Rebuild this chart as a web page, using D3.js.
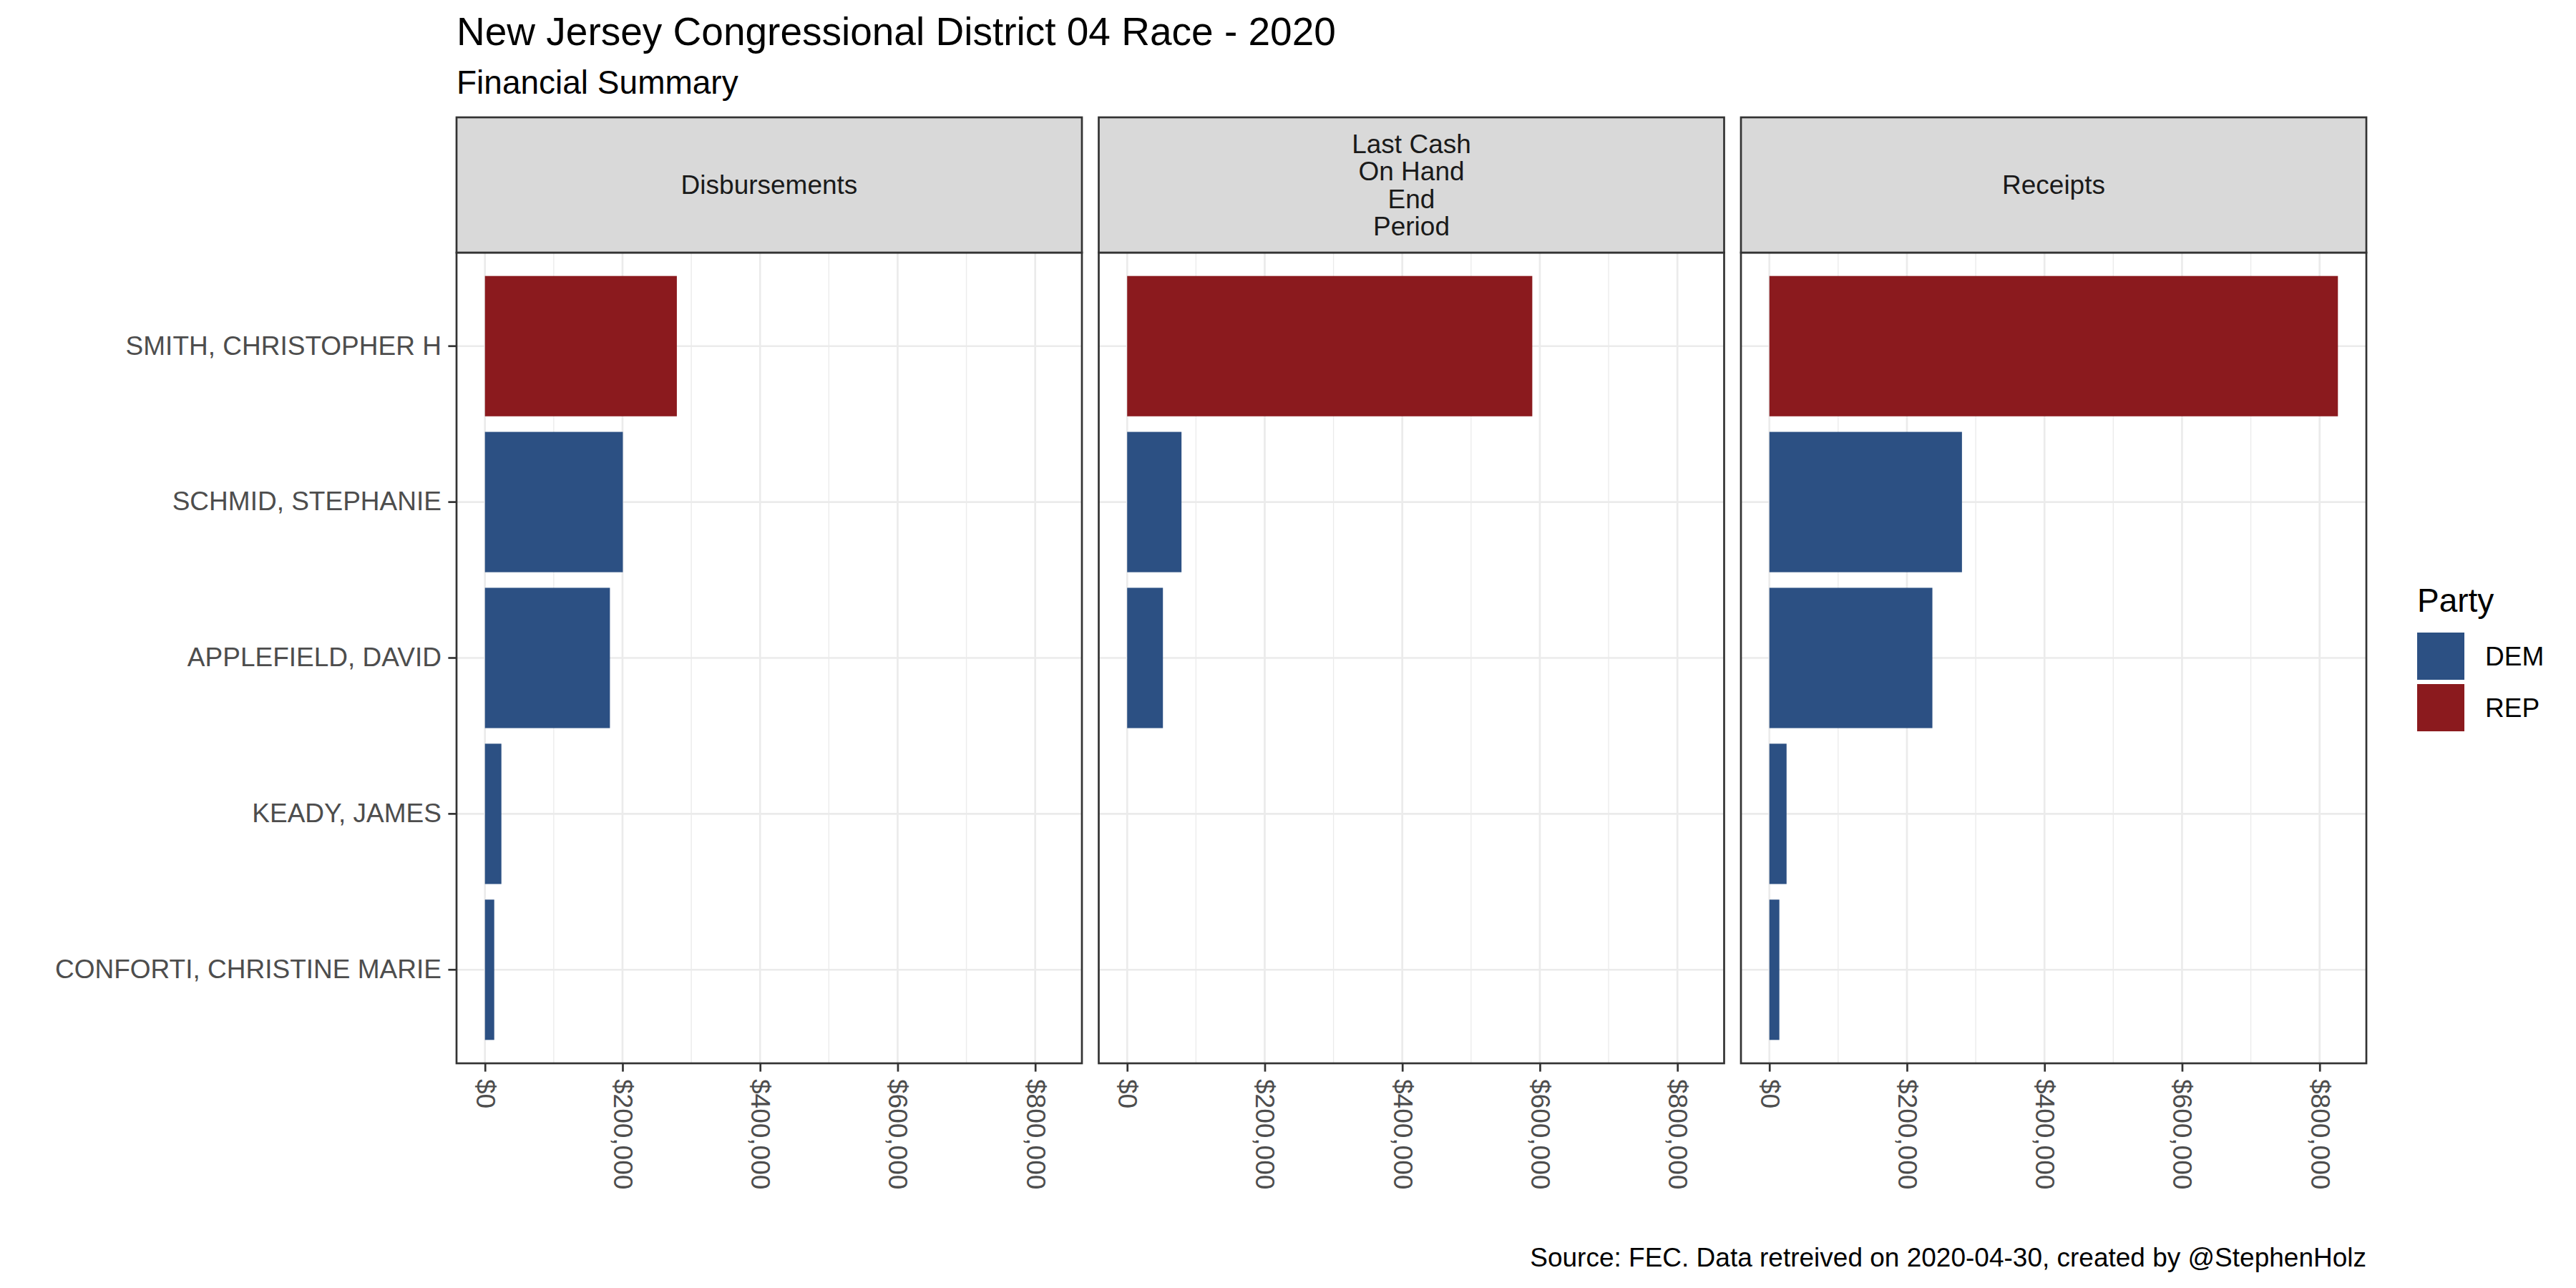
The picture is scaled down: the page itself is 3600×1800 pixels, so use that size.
<!DOCTYPE html>
<html>
<head>
<meta charset="utf-8">
<script src="https://cdn.jsdelivr.net/npm/d3@7"></script>
<style>
  body { margin: 0; background: #fff; }
  text { font-family: "Liberation Sans", Arial, sans-serif; }
</style>
</head>
<body>
<svg id="chart"></svg>
<script>
// data
const candidates = ["SMITH, CHRISTOPHER H", "SCHMID, STEPHANIE", "APPLEFIELD, DAVID", "KEADY, JAMES", "CONFORTI, CHRISTINE MARIE"];
const candidateParty = ["REP", "DEM", "DEM", "DEM", "DEM"];
const facetLabels = ["Disbursements", "Last Cash\nOn Hand\nEnd\nPeriod", "Receipts"];
const disbursements = [279000, 200500, 181700, 23900, 13500];
const cashOnHand = [589000, 79000, 52000, 0, 0];
const receipts = [826600, 280000, 237000, 25000, 14500];
const xTicks = [0, 200000, 400000, 600000, 800000];
const xMinorTicks = [100000, 300000, 500000, 700000];
const parties = ["DEM", "REP"];
const partyColors = ["#2C5083", "#8B1A1E"];

const width = 3600, height = 1800;
const svg = d3.select("#chart").attr("width", width).attr("height", height);

const panelLeft = 638, panelW = 874, panelGap = 23.5;
const stripTop = 164, stripBottom = 353, panelBottom = 1486;
const lineW = 2.7, tickLen = 11.6;
const grid = "#EBEBEB", dark = "#333333";

const facetValues = [disbursements, cashOnHand, receipts];
const maxVal = d3.max(facetValues.flat());

const x = d3.scaleLinear()
    .domain([-0.05 * maxVal, 1.05 * maxVal])
    .range([0, panelW]);

const y = d3.scaleBand()
    .domain(candidates)
    .range([stripBottom, panelBottom])
    .paddingInner(0.1)
    .paddingOuter(0.15);

const color = d3.scaleOrdinal().domain(parties).range(partyColors);

facetValues.forEach((vals, i) => {
  const g = svg.append("g")
      .attr("transform", `translate(${panelLeft + i * (panelW + panelGap)},0)`);

  // gridlines
  g.selectAll(".minor").data(xMinorTicks).enter().append("line")
      .attr("x1", d => x(d)).attr("x2", d => x(d))
      .attr("y1", stripBottom).attr("y2", panelBottom)
      .attr("stroke", grid).attr("stroke-width", lineW / 2);
  g.selectAll(".major").data(xTicks).enter().append("line")
      .attr("x1", d => x(d)).attr("x2", d => x(d))
      .attr("y1", stripBottom).attr("y2", panelBottom)
      .attr("stroke", grid).attr("stroke-width", lineW);
  g.selectAll(".hgrid").data(candidates).enter().append("line")
      .attr("x1", 0).attr("x2", panelW)
      .attr("y1", d => y(d) + y.bandwidth() / 2).attr("y2", d => y(d) + y.bandwidth() / 2)
      .attr("stroke", grid).attr("stroke-width", lineW);

  // bars
  g.selectAll(".bar").data(candidates).enter().append("rect")
      .attr("x", x(0))
      .attr("y", d => y(d))
      .attr("width", (d, j) => x(vals[j]) - x(0))
      .attr("height", y.bandwidth())
      .attr("fill", (d, j) => color(candidateParty[j]));

  // panel border
  g.append("rect")
      .attr("x", 0).attr("y", stripBottom)
      .attr("width", panelW).attr("height", panelBottom - stripBottom)
      .attr("fill", "none").attr("stroke", dark).attr("stroke-width", lineW);

  // strip
  g.append("rect")
      .attr("x", 0).attr("y", stripTop)
      .attr("width", panelW).attr("height", stripBottom - stripTop)
      .attr("fill", "#D9D9D9").attr("stroke", dark).attr("stroke-width", lineW);
  const lines = facetLabels[i].split("\n");
  const lh = 38.5;
  const mid = (stripTop + stripBottom) / 2;
  g.append("text")
      .attr("text-anchor", "middle")
      .attr("font-size", 37)
      .attr("fill", "#1A1A1A")
      .selectAll("tspan").data(lines).enter().append("tspan")
      .attr("x", panelW / 2)
      .attr("y", (d, k) => mid + (k - (lines.length - 1) / 2) * lh)
      .attr("dy", "0.35em")
      .text(d => d);

  // x axis
  const ax = g.append("g")
      .attr("transform", `translate(0,${panelBottom})`)
      .call(d3.axisBottom(x).tickValues(xTicks).tickFormat(d3.format("$,.0f")).tickSize(tickLen));
  ax.select(".domain").remove();
  ax.selectAll(".tick line").attr("stroke", dark).attr("stroke-width", lineW);
  ax.selectAll(".tick text")
      .attr("font-size", 37)
      .attr("fill", "#4D4D4D")
      .attr("y", 0).attr("x", 0).attr("dy", null)
      .attr("text-anchor", "start")
      .attr("dominant-baseline", "central")
      .attr("transform", "translate(0,22) rotate(90)");

  // y axis on first panel only
  if (i === 0) {
    const ay = g.append("g")
        .call(d3.axisLeft(y).tickSize(tickLen).tickPadding(9.5));
    ay.select(".domain").remove();
    ay.selectAll(".tick line").attr("stroke", dark).attr("stroke-width", lineW);
    ay.selectAll(".tick text").attr("font-size", 37).attr("fill", "#4D4D4D");
  }
});

// titles
svg.append("text").attr("x", panelLeft).attr("y", 63)
    .attr("font-size", 55).attr("fill", "#000")
    .text("New Jersey Congressional District 04 Race - 2020");
svg.append("text").attr("x", panelLeft).attr("y", 131)
    .attr("font-size", 46).attr("fill", "#000")
    .text("Financial Summary");
svg.append("text").attr("x", panelLeft + 3 * panelW + 2 * panelGap).attr("y", 1770)
    .attr("text-anchor", "end")
    .attr("font-size", 37).attr("fill", "#000")
    .text("Source: FEC. Data retreived on 2020-04-30, created by @StephenHolz");

// legend
const legend = svg.append("g").attr("transform", "translate(3378,0)");
legend.append("text").attr("x", 0).attr("y", 855)
    .attr("font-size", 46).attr("fill", "#000").text("Party");
const keys = legend.selectAll(".key").data(parties).enter().append("g")
    .attr("transform", (d, k) => `translate(0,${884 + k * 72})`);
keys.append("rect").attr("width", 66).attr("height", 66).attr("fill", d => color(d));
keys.append("text").attr("x", 95).attr("y", 33).attr("dy", "0.35em")
    .attr("font-size", 37).attr("fill", "#000").text(d => d);
</script>
</body>
</html>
•••
What to do:
Exactly as written, please give again the lines from the beginning of the listing through the line containing "i * (panelW", inclusive, without any pictures.

Completed exercise:
Rebuild this chart as a web page, using D3.js.
The picture is scaled down: the page itself is 3600×1800 pixels, so use that size.
<!DOCTYPE html>
<html>
<head>
<meta charset="utf-8">
<script src="https://cdn.jsdelivr.net/npm/d3@7"></script>
<style>
  body { margin: 0; background: #fff; }
  text { font-family: "Liberation Sans", Arial, sans-serif; }
</style>
</head>
<body>
<svg id="chart"></svg>
<script>
// data
const candidates = ["SMITH, CHRISTOPHER H", "SCHMID, STEPHANIE", "APPLEFIELD, DAVID", "KEADY, JAMES", "CONFORTI, CHRISTINE MARIE"];
const candidateParty = ["REP", "DEM", "DEM", "DEM", "DEM"];
const facetLabels = ["Disbursements", "Last Cash\nOn Hand\nEnd\nPeriod", "Receipts"];
const disbursements = [279000, 200500, 181700, 23900, 13500];
const cashOnHand = [589000, 79000, 52000, 0, 0];
const receipts = [826600, 280000, 237000, 25000, 14500];
const xTicks = [0, 200000, 400000, 600000, 800000];
const xMinorTicks = [100000, 300000, 500000, 700000];
const parties = ["DEM", "REP"];
const partyColors = ["#2C5083", "#8B1A1E"];

const width = 3600, height = 1800;
const svg = d3.select("#chart").attr("width", width).attr("height", height);

const panelLeft = 638, panelW = 874, panelGap = 23.5;
const stripTop = 164, stripBottom = 353, panelBottom = 1486;
const lineW = 2.7, tickLen = 11.6;
const grid = "#EBEBEB", dark = "#333333";

const facetValues = [disbursements, cashOnHand, receipts];
const maxVal = d3.max(facetValues.flat());

const x = d3.scaleLinear()
    .domain([-0.05 * maxVal, 1.05 * maxVal])
    .range([0, panelW]);

const y = d3.scaleBand()
    .domain(candidates)
    .range([stripBottom, panelBottom])
    .paddingInner(0.1)
    .paddingOuter(0.15);

const color = d3.scaleOrdinal().domain(parties).range(partyColors);

facetValues.forEach((vals, i) => {
  const g = svg.append("g")
      .attr("transform", `translate(${panelLeft + i * (panelW + panelGap)},0)`);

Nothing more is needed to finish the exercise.